◆ **DIRECTIVE**: Give the listing again exactly, omitting its images.
***** SOURCE MATERIAL *****
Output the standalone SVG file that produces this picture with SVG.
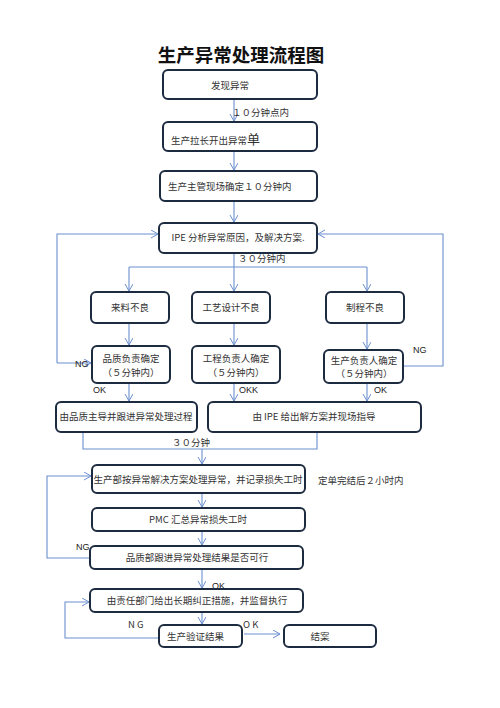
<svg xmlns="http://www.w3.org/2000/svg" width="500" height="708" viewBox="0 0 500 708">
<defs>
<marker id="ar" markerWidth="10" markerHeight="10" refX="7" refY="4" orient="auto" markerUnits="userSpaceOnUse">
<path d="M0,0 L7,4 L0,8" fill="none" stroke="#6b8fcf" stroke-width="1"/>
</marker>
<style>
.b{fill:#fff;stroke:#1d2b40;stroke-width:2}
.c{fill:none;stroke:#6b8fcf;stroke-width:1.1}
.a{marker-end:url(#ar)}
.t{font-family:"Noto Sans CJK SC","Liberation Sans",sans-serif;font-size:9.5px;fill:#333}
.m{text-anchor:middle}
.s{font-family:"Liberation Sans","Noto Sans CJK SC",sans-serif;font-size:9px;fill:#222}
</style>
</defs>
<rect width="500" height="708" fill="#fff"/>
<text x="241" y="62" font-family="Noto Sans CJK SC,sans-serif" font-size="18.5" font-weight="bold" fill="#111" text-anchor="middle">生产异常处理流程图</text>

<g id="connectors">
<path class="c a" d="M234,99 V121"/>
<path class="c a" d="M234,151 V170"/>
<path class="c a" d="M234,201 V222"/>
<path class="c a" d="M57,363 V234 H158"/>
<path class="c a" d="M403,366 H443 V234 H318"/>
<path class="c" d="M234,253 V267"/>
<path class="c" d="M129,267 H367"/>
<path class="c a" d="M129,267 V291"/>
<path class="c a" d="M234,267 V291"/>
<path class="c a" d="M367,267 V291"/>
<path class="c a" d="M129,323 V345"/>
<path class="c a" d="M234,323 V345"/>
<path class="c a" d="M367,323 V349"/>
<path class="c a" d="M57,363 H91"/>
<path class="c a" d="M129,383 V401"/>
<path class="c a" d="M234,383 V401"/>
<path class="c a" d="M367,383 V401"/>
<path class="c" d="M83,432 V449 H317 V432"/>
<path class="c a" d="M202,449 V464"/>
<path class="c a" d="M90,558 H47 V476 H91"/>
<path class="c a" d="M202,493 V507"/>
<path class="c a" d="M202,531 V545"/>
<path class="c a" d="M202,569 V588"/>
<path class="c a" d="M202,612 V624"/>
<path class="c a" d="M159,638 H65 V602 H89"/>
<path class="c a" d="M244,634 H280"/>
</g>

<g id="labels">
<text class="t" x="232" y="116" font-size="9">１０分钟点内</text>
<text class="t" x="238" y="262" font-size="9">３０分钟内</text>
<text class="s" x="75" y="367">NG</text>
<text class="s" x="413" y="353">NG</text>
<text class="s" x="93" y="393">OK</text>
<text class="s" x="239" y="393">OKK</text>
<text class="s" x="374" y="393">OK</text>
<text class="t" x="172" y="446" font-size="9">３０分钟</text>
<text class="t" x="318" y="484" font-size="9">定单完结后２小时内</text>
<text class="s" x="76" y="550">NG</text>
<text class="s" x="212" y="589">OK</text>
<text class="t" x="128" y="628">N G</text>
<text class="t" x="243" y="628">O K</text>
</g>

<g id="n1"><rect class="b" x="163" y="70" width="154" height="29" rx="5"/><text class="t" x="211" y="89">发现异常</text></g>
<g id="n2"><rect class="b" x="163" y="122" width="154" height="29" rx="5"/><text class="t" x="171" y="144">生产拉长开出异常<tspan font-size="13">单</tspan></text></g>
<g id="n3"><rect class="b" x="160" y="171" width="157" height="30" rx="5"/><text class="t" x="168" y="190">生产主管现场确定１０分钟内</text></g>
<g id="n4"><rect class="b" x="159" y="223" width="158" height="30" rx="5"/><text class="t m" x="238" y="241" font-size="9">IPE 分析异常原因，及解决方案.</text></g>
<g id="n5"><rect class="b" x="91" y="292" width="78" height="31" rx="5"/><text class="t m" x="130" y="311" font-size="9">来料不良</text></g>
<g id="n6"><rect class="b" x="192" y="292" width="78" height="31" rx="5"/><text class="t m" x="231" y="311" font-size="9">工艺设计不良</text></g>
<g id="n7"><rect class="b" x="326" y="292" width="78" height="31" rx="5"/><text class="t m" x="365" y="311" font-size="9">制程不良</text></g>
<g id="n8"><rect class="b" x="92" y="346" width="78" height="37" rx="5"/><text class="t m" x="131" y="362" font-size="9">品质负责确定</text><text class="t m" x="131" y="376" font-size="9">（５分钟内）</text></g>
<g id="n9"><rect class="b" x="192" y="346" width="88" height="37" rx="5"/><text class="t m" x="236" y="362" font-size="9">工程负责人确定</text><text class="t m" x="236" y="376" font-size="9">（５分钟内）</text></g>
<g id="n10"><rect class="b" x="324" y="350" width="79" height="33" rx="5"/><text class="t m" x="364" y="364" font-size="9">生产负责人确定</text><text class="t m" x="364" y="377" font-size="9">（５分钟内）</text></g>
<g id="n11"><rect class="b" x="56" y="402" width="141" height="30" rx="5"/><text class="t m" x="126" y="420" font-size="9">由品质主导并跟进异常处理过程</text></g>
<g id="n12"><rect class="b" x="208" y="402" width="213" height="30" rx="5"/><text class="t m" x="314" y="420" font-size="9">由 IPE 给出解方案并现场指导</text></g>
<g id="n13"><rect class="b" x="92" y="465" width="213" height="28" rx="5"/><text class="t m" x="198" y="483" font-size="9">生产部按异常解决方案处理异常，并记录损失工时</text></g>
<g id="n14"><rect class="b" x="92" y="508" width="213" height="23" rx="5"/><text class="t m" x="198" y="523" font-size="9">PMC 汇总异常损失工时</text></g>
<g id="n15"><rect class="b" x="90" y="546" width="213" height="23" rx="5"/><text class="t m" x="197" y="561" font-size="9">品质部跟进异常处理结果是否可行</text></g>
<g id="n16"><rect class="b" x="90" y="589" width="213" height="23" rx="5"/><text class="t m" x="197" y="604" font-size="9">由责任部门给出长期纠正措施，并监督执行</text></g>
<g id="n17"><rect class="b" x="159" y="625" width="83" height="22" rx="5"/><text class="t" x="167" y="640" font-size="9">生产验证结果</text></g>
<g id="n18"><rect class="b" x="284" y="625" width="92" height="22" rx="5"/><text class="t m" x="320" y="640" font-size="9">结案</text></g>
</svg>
*****
◆ **WRITTEN RESPONSE**:
Output the standalone SVG file that produces this picture with SVG.
<svg xmlns="http://www.w3.org/2000/svg" width="500" height="708" viewBox="0 0 500 708">
<defs>
<marker id="ar" markerWidth="10" markerHeight="10" refX="7" refY="4" orient="auto" markerUnits="userSpaceOnUse">
<path d="M0,0 L7,4 L0,8" fill="none" stroke="#6b8fcf" stroke-width="1"/>
</marker>
<style>
.b{fill:#fff;stroke:#1d2b40;stroke-width:2}
.c{fill:none;stroke:#6b8fcf;stroke-width:1.1}
.a{marker-end:url(#ar)}
.t{font-family:"Noto Sans CJK SC","Liberation Sans",sans-serif;font-size:9.5px;fill:#333}
.m{text-anchor:middle}
.s{font-family:"Liberation Sans","Noto Sans CJK SC",sans-serif;font-size:9px;fill:#222}
</style>
</defs>
<rect width="500" height="708" fill="#fff"/>
<text x="241" y="62" font-family="Noto Sans CJK SC,sans-serif" font-size="18.5" font-weight="bold" fill="#111" text-anchor="middle">生产异常处理流程图</text>

<g id="connectors">
<path class="c a" d="M234,99 V121"/>
<path class="c a" d="M234,151 V170"/>
<path class="c a" d="M234,201 V222"/>
<path class="c a" d="M57,363 V234 H158"/>
<path class="c a" d="M403,366 H443 V234 H318"/>
<path class="c" d="M234,253 V267"/>
<path class="c" d="M129,267 H367"/>
<path class="c a" d="M129,267 V291"/>
<path class="c a" d="M234,267 V291"/>
<path class="c a" d="M367,267 V291"/>
<path class="c a" d="M129,323 V345"/>
<path class="c a" d="M234,323 V345"/>
<path class="c a" d="M367,323 V349"/>
<path class="c a" d="M57,363 H91"/>
<path class="c a" d="M129,383 V401"/>
<path class="c a" d="M234,383 V401"/>
<path class="c a" d="M367,383 V401"/>
<path class="c" d="M83,432 V449 H317 V432"/>
<path class="c a" d="M202,449 V464"/>
<path class="c a" d="M90,558 H47 V476 H91"/>
<path class="c a" d="M202,493 V507"/>
<path class="c a" d="M202,531 V545"/>
<path class="c a" d="M202,569 V588"/>
<path class="c a" d="M202,612 V624"/>
<path class="c a" d="M159,638 H65 V602 H89"/>
<path class="c a" d="M244,634 H280"/>
</g>

<g id="labels">
<text class="t" x="232" y="116" font-size="9">１０分钟点内</text>
<text class="t" x="238" y="262" font-size="9">３０分钟内</text>
<text class="s" x="75" y="367">NG</text>
<text class="s" x="413" y="353">NG</text>
<text class="s" x="93" y="393">OK</text>
<text class="s" x="239" y="393">OKK</text>
<text class="s" x="374" y="393">OK</text>
<text class="t" x="172" y="446" font-size="9">３０分钟</text>
<text class="t" x="318" y="484" font-size="9">定单完结后２小时内</text>
<text class="s" x="76" y="550">NG</text>
<text class="s" x="212" y="589">OK</text>
<text class="t" x="128" y="628">N G</text>
<text class="t" x="243" y="628">O K</text>
</g>

<g id="n1"><rect class="b" x="163" y="70" width="154" height="29" rx="5"/><text class="t" x="211" y="89">发现异常</text></g>
<g id="n2"><rect class="b" x="163" y="122" width="154" height="29" rx="5"/><text class="t" x="171" y="144">生产拉长开出异常<tspan font-size="13">单</tspan></text></g>
<g id="n3"><rect class="b" x="160" y="171" width="157" height="30" rx="5"/><text class="t" x="168" y="190">生产主管现场确定１０分钟内</text></g>
<g id="n4"><rect class="b" x="159" y="223" width="158" height="30" rx="5"/><text class="t m" x="238" y="241" font-size="9">IPE 分析异常原因，及解决方案.</text></g>
<g id="n5"><rect class="b" x="91" y="292" width="78" height="31" rx="5"/><text class="t m" x="130" y="311" font-size="9">来料不良</text></g>
<g id="n6"><rect class="b" x="192" y="292" width="78" height="31" rx="5"/><text class="t m" x="231" y="311" font-size="9">工艺设计不良</text></g>
<g id="n7"><rect class="b" x="326" y="292" width="78" height="31" rx="5"/><text class="t m" x="365" y="311" font-size="9">制程不良</text></g>
<g id="n8"><rect class="b" x="92" y="346" width="78" height="37" rx="5"/><text class="t m" x="131" y="362" font-size="9">品质负责确定</text><text class="t m" x="131" y="376" font-size="9">（５分钟内）</text></g>
<g id="n9"><rect class="b" x="192" y="346" width="88" height="37" rx="5"/><text class="t m" x="236" y="362" font-size="9">工程负责人确定</text><text class="t m" x="236" y="376" font-size="9">（５分钟内）</text></g>
<g id="n10"><rect class="b" x="324" y="350" width="79" height="33" rx="5"/><text class="t m" x="364" y="364" font-size="9">生产负责人确定</text><text class="t m" x="364" y="377" font-size="9">（５分钟内）</text></g>
<g id="n11"><rect class="b" x="56" y="402" width="141" height="30" rx="5"/><text class="t m" x="126" y="420" font-size="9">由品质主导并跟进异常处理过程</text></g>
<g id="n12"><rect class="b" x="208" y="402" width="213" height="30" rx="5"/><text class="t m" x="314" y="420" font-size="9">由 IPE 给出解方案并现场指导</text></g>
<g id="n13"><rect class="b" x="92" y="465" width="213" height="28" rx="5"/><text class="t m" x="198" y="483" font-size="9">生产部按异常解决方案处理异常，并记录损失工时</text></g>
<g id="n14"><rect class="b" x="92" y="508" width="213" height="23" rx="5"/><text class="t m" x="198" y="523" font-size="9">PMC 汇总异常损失工时</text></g>
<g id="n15"><rect class="b" x="90" y="546" width="213" height="23" rx="5"/><text class="t m" x="197" y="561" font-size="9">品质部跟进异常处理结果是否可行</text></g>
<g id="n16"><rect class="b" x="90" y="589" width="213" height="23" rx="5"/><text class="t m" x="197" y="604" font-size="9">由责任部门给出长期纠正措施，并监督执行</text></g>
<g id="n17"><rect class="b" x="159" y="625" width="83" height="22" rx="5"/><text class="t" x="167" y="640" font-size="9">生产验证结果</text></g>
<g id="n18"><rect class="b" x="284" y="625" width="92" height="22" rx="5"/><text class="t m" x="320" y="640" font-size="9">结案</text></g>
</svg>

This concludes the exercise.